Orange County office has historically been last in and first out of any recession or economic setback.  That trend continues as an office recovery is in sight in this post-COVID marketplace.          

The challenge of encouraging workers to return to the office post-pandemic has slowed considerably.  The rate of space being vacated in Orange County’s office market slowed to less than a 1 percent increase quarter over quarter in vacant space in the second quarter of 2023. This is compared to the 17 percent year-over-year rise, resulting in a total of 20.9 million square feet of vacant office space.  Similarly, the growth rate of available sublease space also experienced a slower pace of 0.2 percent quarter over quarter, compared to a 23.4 percent year-over-year increase, reaching 4.6 million square feet.  The second-quarter office vacancy rate sits at 13.3 percent, versus 13.2 percent in the first quarter.  Overall office vacancy was at 11.5 percent a year ago.   

As the availability of office space has begun to stabilize, the average asking rent remained unchanged compared to the previous quarter. There was a minor decline of 2.2 percent year over year, resulting in an average rent of $2.67 per square foot on a full-service gross basis. The weak rent growth, coupled with low demand for office space, had a significant impact on the amount of space under construction. With no new construction taking place, year-over-year construction experienced a sharp drop of 77.5 percent, remaining at 285,361 square feet in the second quarter.

Trends to Watch

Orange County witnessed a notable decrease in the vacancy rate for newly constructed office buildings in the second quarter. This occurred as the flight to new, amenity-rich, low-rise office campuses intensified. Irvine Company assets like Spectrum Terrace and Innovation Office Park continue to outperform traditional second-generation office projects. The vacancy rate dropped by more than 6.2 percentage points quarter over quarter, reaching 24.9 percent. Although the level of vacant space in these new office buildings remains more than double compared to a year ago, occupancy is expected to gradually improve due to a preference for low-rise campus environments with increased tenant amenities. The average asking rent for new construction remained unchanged for the previous three quarters, but declined by 24.5 percent compared to the second quarter of 2020. It reached $3.94 per square foot on a full-service gross monthly basis. Tech-oriented submarkets like the Irvine Spectrum saw the most net absorption in the county. Current notable leases include: Axonics (119,000 square feet), Apple (115,000 square feet) and Western Growers (32,000 square feet).  

When comparing different building types, low- and mid-rise office buildings (six stories or fewer) experienced a marginal decline of 0.1 precent in the vacancy rate, while high-rise buildings (seven stories or higher) witnessed a 4.1 percent increase in the vacancy rate from the prior quarter.
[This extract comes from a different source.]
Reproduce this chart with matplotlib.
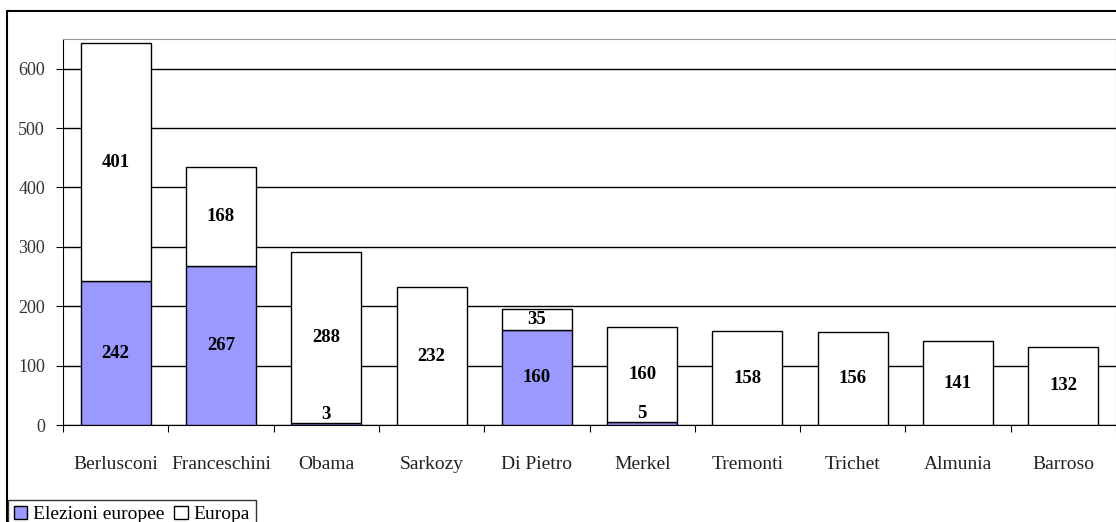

The vacancy rate for low-mid-rise buildings stood at 11.5 percent, indicating 14 million square feet of vacant space, whereas high-rise buildings had a larger vacancy rate of 20.1 percent, totaling 6.7 million square feet. Rent for low-mid-rise buildings remained stable at $2.63 per square foot, while high-rise buildings experienced a 3.4 percent increase, reaching $3.04 per square foot.

An emerging trend in the stabilization of the Orange County office market is the reduction of the overall Orange County office base, which currently sits at 157 million square feet. This contraction is due to the recent conversion of office projects to industrial, residential and medical properties. An example would be the recent sale of the 197,000-square-foot Elevate office project in Santa Ana. The eight-acre property is being demolished and redeveloped into a 163,000-square-foot industrial project called Harbor Logistics Center. This trend will continue into 2024 with numerous office project conversions currently in the works.